March 01, 2005

Virtual Russian


Virtual Russian

So there you are, sitting in front of your компьютер, connected to the Интернет with your браузер program open to your favorite Web-сайт. After entering your логин and your пассворд (though the more “proper” Russian term is пароль), you enter a technical news форум. You скрол down the page (ignoring the баннеры at the top) and read where one company is seeking a Flash-дизайнер; another, a webмастер. A third company has announced the release of a new program, a download-менеджер, implemented as a Java-апплет. A хакер in Asia has released a new вирус. While reading the new посты, you note that there are several оффтопик messages, as well as some containing спам. Afterward, you visit an interesting блог, or maybe just do some серфинг.
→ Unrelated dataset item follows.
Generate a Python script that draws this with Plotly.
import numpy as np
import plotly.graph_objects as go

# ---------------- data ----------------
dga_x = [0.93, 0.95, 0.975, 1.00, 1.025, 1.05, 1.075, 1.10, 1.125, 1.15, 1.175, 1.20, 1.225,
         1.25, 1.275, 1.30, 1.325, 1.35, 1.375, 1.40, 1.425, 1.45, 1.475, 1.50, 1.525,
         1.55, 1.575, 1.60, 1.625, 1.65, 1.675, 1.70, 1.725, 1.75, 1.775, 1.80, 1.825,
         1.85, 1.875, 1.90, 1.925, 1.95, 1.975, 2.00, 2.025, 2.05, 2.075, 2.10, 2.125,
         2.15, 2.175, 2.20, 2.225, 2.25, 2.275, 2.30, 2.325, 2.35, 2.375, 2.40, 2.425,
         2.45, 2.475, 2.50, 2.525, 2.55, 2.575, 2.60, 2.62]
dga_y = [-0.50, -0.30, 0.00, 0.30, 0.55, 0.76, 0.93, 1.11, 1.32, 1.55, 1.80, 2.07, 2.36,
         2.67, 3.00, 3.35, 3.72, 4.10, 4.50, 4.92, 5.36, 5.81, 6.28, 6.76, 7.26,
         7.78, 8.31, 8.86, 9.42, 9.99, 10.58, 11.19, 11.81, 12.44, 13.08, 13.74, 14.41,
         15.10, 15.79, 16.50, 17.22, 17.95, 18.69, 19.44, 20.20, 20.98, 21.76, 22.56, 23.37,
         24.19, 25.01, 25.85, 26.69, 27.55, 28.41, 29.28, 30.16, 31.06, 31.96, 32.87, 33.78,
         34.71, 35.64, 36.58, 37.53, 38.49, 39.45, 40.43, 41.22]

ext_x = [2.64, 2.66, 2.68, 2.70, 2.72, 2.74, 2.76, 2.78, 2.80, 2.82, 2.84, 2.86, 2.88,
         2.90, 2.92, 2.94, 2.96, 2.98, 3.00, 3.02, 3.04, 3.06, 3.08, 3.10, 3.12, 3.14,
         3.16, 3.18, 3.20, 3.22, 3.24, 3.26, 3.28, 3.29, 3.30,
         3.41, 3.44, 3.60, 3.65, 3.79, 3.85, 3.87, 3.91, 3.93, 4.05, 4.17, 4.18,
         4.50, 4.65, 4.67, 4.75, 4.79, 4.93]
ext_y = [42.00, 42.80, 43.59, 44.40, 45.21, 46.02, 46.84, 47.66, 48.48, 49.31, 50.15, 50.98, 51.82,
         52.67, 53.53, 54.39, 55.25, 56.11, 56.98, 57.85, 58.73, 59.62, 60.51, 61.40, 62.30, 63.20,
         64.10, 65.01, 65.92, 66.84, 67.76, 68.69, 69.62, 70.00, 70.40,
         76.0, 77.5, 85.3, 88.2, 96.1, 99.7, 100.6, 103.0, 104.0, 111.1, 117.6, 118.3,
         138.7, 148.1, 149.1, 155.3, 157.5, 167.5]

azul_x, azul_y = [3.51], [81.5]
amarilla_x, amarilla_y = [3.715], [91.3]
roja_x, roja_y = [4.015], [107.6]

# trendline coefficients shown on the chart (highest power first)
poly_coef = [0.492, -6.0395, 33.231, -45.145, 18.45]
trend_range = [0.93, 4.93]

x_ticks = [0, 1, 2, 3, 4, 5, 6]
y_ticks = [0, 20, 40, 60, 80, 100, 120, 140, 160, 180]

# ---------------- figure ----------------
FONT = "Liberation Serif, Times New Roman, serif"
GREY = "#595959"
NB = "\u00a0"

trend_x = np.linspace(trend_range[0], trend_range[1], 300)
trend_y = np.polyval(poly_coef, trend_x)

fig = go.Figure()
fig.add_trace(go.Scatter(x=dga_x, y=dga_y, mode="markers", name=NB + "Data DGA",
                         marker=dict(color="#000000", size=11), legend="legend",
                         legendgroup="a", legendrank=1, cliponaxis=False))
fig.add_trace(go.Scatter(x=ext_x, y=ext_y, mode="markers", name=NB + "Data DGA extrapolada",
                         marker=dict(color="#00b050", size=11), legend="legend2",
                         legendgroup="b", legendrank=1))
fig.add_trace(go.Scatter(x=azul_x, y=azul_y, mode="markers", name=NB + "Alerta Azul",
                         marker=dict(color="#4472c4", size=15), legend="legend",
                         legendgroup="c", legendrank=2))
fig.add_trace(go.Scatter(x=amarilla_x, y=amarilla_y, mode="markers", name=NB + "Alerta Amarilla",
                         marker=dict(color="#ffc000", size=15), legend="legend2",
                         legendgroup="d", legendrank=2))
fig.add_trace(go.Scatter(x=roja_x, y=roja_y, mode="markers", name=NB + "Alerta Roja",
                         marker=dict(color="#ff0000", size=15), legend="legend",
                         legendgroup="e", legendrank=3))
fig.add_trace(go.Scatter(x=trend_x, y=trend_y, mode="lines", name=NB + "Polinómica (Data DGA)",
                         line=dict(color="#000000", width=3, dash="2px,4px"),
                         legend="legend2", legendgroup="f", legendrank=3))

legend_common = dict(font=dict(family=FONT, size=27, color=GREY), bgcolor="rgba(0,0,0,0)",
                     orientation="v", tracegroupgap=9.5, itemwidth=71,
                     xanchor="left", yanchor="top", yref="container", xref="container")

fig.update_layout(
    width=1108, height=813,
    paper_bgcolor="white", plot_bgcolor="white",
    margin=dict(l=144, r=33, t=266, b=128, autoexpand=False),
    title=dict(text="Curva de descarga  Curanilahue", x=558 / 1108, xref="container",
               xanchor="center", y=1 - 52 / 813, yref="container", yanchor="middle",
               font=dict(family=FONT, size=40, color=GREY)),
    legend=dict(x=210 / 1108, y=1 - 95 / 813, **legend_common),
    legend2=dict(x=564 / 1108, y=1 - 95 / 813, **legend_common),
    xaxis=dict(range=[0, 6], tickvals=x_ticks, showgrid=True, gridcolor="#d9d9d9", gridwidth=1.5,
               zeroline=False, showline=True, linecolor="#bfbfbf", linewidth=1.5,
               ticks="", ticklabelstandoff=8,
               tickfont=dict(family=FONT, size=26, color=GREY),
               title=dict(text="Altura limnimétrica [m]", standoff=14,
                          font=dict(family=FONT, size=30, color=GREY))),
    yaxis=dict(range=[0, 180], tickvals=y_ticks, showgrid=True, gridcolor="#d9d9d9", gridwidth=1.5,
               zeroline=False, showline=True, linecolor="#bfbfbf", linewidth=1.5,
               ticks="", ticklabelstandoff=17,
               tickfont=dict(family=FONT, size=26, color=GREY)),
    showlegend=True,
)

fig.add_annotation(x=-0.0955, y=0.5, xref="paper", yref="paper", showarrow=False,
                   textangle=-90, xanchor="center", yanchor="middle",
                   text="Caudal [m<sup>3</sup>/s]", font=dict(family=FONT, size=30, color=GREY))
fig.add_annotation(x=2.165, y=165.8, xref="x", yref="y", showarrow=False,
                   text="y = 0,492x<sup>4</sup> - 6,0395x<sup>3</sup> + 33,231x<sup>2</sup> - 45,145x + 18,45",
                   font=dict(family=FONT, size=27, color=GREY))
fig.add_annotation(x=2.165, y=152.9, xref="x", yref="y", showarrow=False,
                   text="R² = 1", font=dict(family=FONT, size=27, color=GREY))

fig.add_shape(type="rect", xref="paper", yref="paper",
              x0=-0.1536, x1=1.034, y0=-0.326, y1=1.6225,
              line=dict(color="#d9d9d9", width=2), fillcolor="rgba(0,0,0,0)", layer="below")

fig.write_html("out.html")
As you may have noticed by now, a really important skill for understanding much of modern Russian computer-speak is the ability to transliterate. It wasn’t always this way. Back at about the time when high-powered executives at companies like DEC and IBM estimated the total worldwide demand for computers to be – at most – several dozen units, the term электронная вычислительная машина (“electronic computing machine”) was coined in Russian. This healthy mouthful was nearly always shortened to the time-saving ЭВМ (“eh-veh-em”), and as it became clear that computers would develop along fundamentally electronic lines, the first word (letter) atrophied and was often omitted.

When computers became personal, вычислительные машины became “персональные” until the early 90s, when компьютер finally overwhelmed the old, bloated collocation, and Russians started using the “персональный компьютер,” or “ПК.” In today’s jargon, even компьютер has given ground in everyday slang (and on the Web) to the shorter “комп.” Terms used for “software” evolved in a roughly parallel manner. Originally, “software” was described by the term “программно-математическое обеспечение” (“programmed mathematical support”), abbreviated “ПМО.” Many manuals still refer to “программное обеспечение,” “математическое обеспечение,” or just “обеспечение.” Today, on the Internet, the single-syllable word “софт” (or less frequently, “прога,” short for “программа”) rules.